__RECORD LIST__
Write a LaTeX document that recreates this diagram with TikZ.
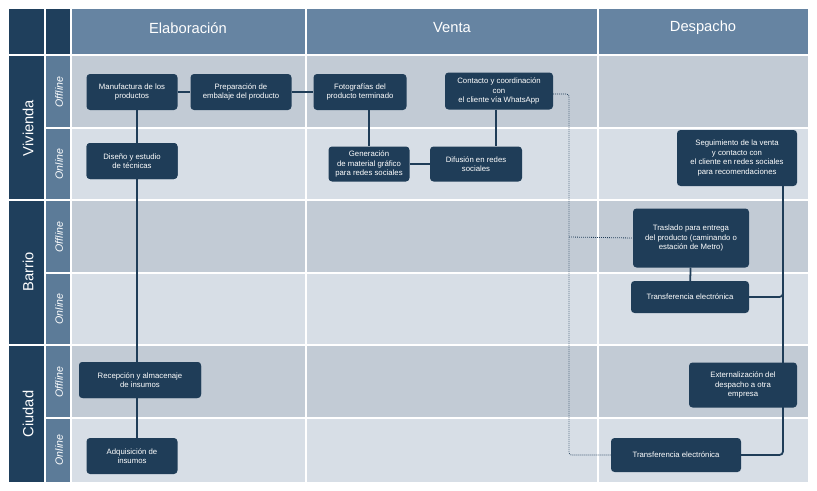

---

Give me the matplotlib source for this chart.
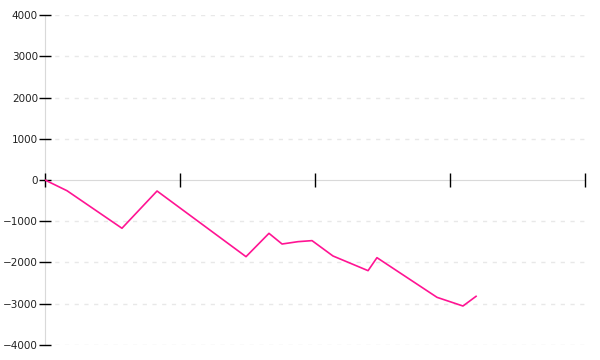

==

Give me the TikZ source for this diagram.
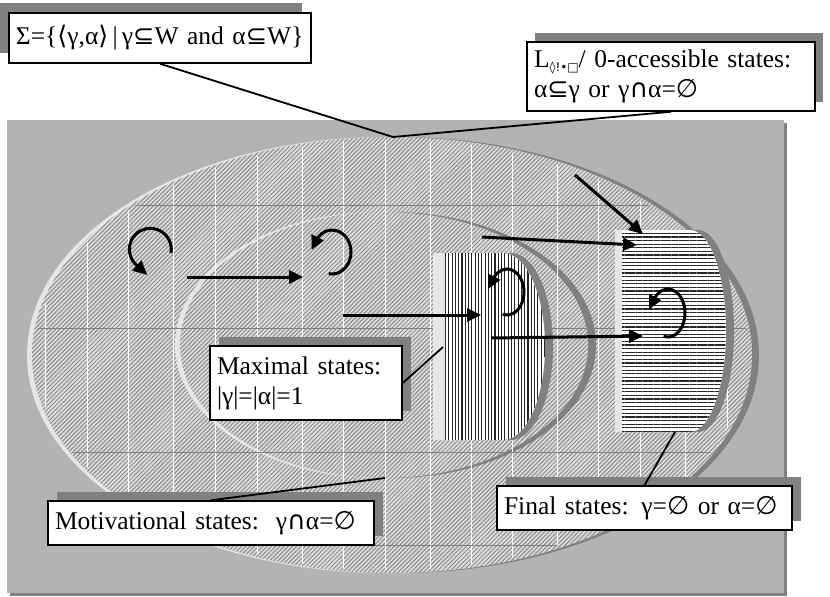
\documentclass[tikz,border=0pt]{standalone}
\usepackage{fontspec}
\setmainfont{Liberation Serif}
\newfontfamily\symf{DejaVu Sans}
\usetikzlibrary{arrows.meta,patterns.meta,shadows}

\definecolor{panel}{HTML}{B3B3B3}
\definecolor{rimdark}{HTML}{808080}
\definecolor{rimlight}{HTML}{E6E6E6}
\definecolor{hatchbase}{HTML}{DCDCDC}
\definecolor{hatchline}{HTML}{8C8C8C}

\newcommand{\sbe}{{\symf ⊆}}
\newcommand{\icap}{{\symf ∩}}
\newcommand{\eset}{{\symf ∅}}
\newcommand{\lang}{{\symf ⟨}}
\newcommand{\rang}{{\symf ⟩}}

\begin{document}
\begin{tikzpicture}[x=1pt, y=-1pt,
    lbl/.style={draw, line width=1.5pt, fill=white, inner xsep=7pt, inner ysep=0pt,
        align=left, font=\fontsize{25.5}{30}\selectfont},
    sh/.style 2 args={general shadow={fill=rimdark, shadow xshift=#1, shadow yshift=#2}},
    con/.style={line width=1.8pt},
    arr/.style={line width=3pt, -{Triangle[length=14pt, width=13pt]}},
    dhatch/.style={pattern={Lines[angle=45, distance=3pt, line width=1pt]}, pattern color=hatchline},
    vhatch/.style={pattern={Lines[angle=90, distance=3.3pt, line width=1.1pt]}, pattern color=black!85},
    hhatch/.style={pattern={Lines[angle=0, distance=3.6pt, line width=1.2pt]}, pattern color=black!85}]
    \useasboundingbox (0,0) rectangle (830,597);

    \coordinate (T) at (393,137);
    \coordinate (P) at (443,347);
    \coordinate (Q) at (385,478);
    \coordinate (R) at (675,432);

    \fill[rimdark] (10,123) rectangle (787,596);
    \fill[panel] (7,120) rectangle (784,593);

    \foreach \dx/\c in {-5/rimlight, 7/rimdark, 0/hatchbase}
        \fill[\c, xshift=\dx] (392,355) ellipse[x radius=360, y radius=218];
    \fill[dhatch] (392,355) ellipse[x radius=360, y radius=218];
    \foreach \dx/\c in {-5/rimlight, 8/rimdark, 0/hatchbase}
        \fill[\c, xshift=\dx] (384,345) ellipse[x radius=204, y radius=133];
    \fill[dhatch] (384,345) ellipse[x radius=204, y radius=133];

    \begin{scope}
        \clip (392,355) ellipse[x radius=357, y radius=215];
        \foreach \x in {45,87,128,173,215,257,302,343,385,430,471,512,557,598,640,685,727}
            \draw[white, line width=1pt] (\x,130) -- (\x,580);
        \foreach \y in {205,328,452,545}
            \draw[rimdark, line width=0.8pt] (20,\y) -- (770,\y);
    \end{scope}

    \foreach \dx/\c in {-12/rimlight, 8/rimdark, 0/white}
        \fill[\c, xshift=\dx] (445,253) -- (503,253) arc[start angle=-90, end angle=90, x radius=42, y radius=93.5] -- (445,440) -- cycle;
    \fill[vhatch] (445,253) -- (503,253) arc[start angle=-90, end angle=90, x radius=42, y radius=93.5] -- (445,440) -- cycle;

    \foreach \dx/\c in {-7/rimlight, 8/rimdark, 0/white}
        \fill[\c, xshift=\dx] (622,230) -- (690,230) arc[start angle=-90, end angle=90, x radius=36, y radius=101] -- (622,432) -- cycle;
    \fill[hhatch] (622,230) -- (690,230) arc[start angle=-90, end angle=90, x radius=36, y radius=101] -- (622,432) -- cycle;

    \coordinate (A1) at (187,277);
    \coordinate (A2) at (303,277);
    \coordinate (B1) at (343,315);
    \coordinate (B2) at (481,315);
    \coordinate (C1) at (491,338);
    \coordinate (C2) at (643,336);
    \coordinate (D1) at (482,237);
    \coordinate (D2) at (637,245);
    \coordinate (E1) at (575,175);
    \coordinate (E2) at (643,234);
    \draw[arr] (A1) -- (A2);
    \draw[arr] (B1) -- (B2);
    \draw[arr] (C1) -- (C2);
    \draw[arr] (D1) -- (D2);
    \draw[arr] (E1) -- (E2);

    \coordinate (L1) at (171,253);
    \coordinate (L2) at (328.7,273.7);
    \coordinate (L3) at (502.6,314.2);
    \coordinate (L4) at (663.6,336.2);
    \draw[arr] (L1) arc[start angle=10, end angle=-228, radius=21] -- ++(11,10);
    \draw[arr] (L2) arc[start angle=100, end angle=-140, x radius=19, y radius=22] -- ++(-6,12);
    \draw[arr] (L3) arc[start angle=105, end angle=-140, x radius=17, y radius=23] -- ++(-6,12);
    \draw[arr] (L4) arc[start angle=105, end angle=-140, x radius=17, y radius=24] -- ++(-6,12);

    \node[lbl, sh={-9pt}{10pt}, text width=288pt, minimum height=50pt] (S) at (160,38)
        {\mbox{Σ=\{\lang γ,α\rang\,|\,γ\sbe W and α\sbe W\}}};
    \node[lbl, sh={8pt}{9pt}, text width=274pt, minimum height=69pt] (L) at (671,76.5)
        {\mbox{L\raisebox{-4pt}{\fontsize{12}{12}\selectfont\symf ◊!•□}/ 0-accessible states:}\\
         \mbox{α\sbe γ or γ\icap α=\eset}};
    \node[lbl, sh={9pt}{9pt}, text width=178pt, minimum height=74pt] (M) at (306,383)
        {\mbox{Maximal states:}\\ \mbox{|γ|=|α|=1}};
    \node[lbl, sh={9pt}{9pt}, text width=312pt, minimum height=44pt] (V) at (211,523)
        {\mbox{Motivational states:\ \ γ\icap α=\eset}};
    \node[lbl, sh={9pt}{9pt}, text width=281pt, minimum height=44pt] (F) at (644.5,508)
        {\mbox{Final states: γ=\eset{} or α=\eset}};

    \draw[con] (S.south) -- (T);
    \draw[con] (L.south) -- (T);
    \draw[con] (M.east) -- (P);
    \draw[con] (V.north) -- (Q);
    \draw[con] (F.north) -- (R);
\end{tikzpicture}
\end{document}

__YOUR OBJECTIVE__
Look above for the line with "Give me the TikZ source for this diagram.", then print it and each line after it down to and including the line with "(7,120) rectangle (784,593);". Leave out the pictures and keep the wording exact.

__TASK RESPONSE__
Give me the TikZ source for this diagram.
\documentclass[tikz,border=0pt]{standalone}
\usepackage{fontspec}
\setmainfont{Liberation Serif}
\newfontfamily\symf{DejaVu Sans}
\usetikzlibrary{arrows.meta,patterns.meta,shadows}

\definecolor{panel}{HTML}{B3B3B3}
\definecolor{rimdark}{HTML}{808080}
\definecolor{rimlight}{HTML}{E6E6E6}
\definecolor{hatchbase}{HTML}{DCDCDC}
\definecolor{hatchline}{HTML}{8C8C8C}

\newcommand{\sbe}{{\symf ⊆}}
\newcommand{\icap}{{\symf ∩}}
\newcommand{\eset}{{\symf ∅}}
\newcommand{\lang}{{\symf ⟨}}
\newcommand{\rang}{{\symf ⟩}}

\begin{document}
\begin{tikzpicture}[x=1pt, y=-1pt,
    lbl/.style={draw, line width=1.5pt, fill=white, inner xsep=7pt, inner ysep=0pt,
        align=left, font=\fontsize{25.5}{30}\selectfont},
    sh/.style 2 args={general shadow={fill=rimdark, shadow xshift=#1, shadow yshift=#2}},
    con/.style={line width=1.8pt},
    arr/.style={line width=3pt, -{Triangle[length=14pt, width=13pt]}},
    dhatch/.style={pattern={Lines[angle=45, distance=3pt, line width=1pt]}, pattern color=hatchline},
    vhatch/.style={pattern={Lines[angle=90, distance=3.3pt, line width=1.1pt]}, pattern color=black!85},
    hhatch/.style={pattern={Lines[angle=0, distance=3.6pt, line width=1.2pt]}, pattern color=black!85}]
    \useasboundingbox (0,0) rectangle (830,597);

    \coordinate (T) at (393,137);
    \coordinate (P) at (443,347);
    \coordinate (Q) at (385,478);
    \coordinate (R) at (675,432);

    \fill[rimdark] (10,123) rectangle (787,596);
    \fill[panel] (7,120) rectangle (784,593);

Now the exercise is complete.